In mountain climbing, the peak is a beacon to new outdoor adventures. For mountain biking, it's either the challenge of the trail or just the fun of riding. The mountain bike trails you choose say a lot about the kind of adventure you're looking for.
Mountain biking has been growing as a sport since the 1970s. Enthusiasts started their own organizations to support the sport, like the National Off Road Biking Association (NORBA) formed in 1983 (today part of USA Cycling), and the International Mountain Bicycling Association (IMBA) formed in 1988.
Some organizations developed events and rules for competitive cyclists. The first Mountain Biking World Championships were held in 1990 by the International Cycling Union (UCI), which continues to be the respected authority on competition regulations. By 1996, mountain biking was added to the Olympic Games in Atlanta, Ga., and is scheduled to be a part of the 2012 games in London.

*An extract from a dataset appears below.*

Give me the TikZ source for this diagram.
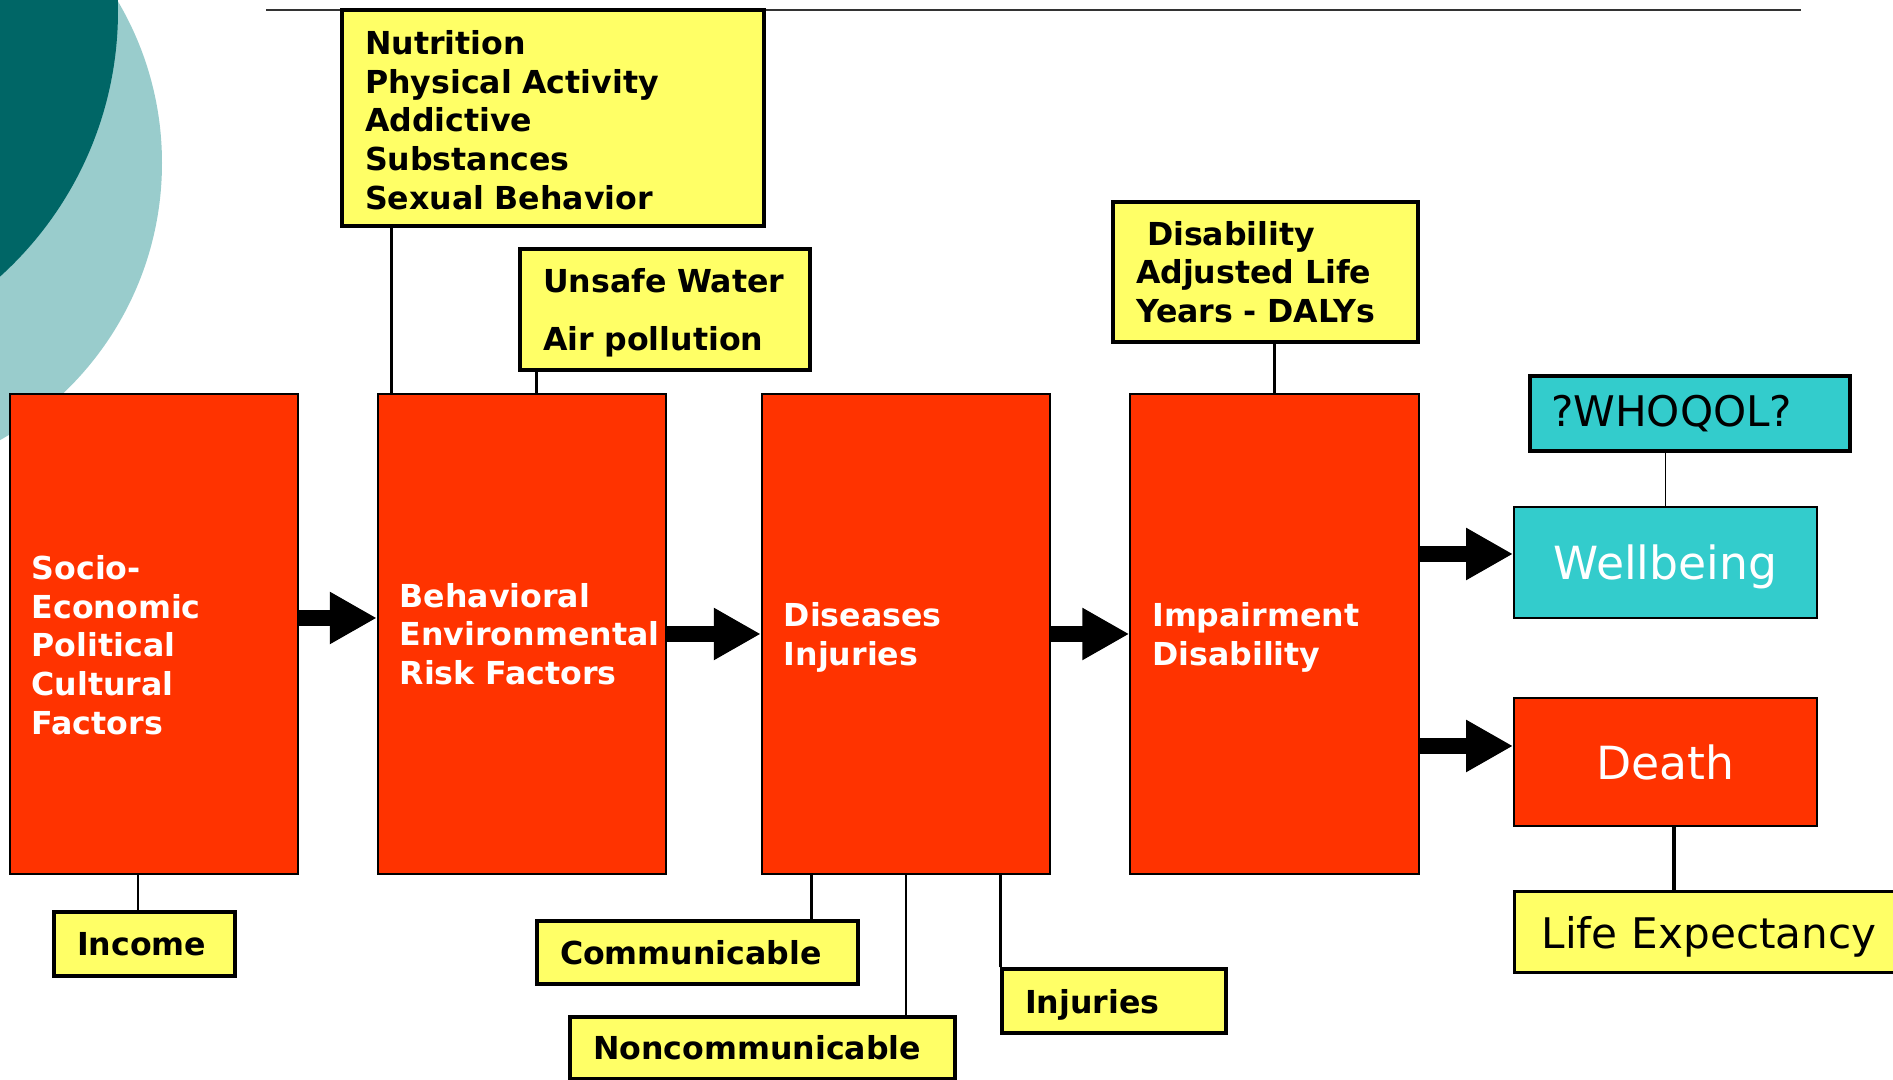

Other organizations focused on the recreational sport of mountain biking. This includes building and maintaining trails across the United States and around the world, used by millions of cyclists. IMBA continues as one of the biggest organizations supporting mountain bikers and trails. Each year IMBA members contribute a million hours to trail work projects, and there are more than 5,000 miles (8,047 kilometers) of trails today as a result of their contributions [source: IMBA].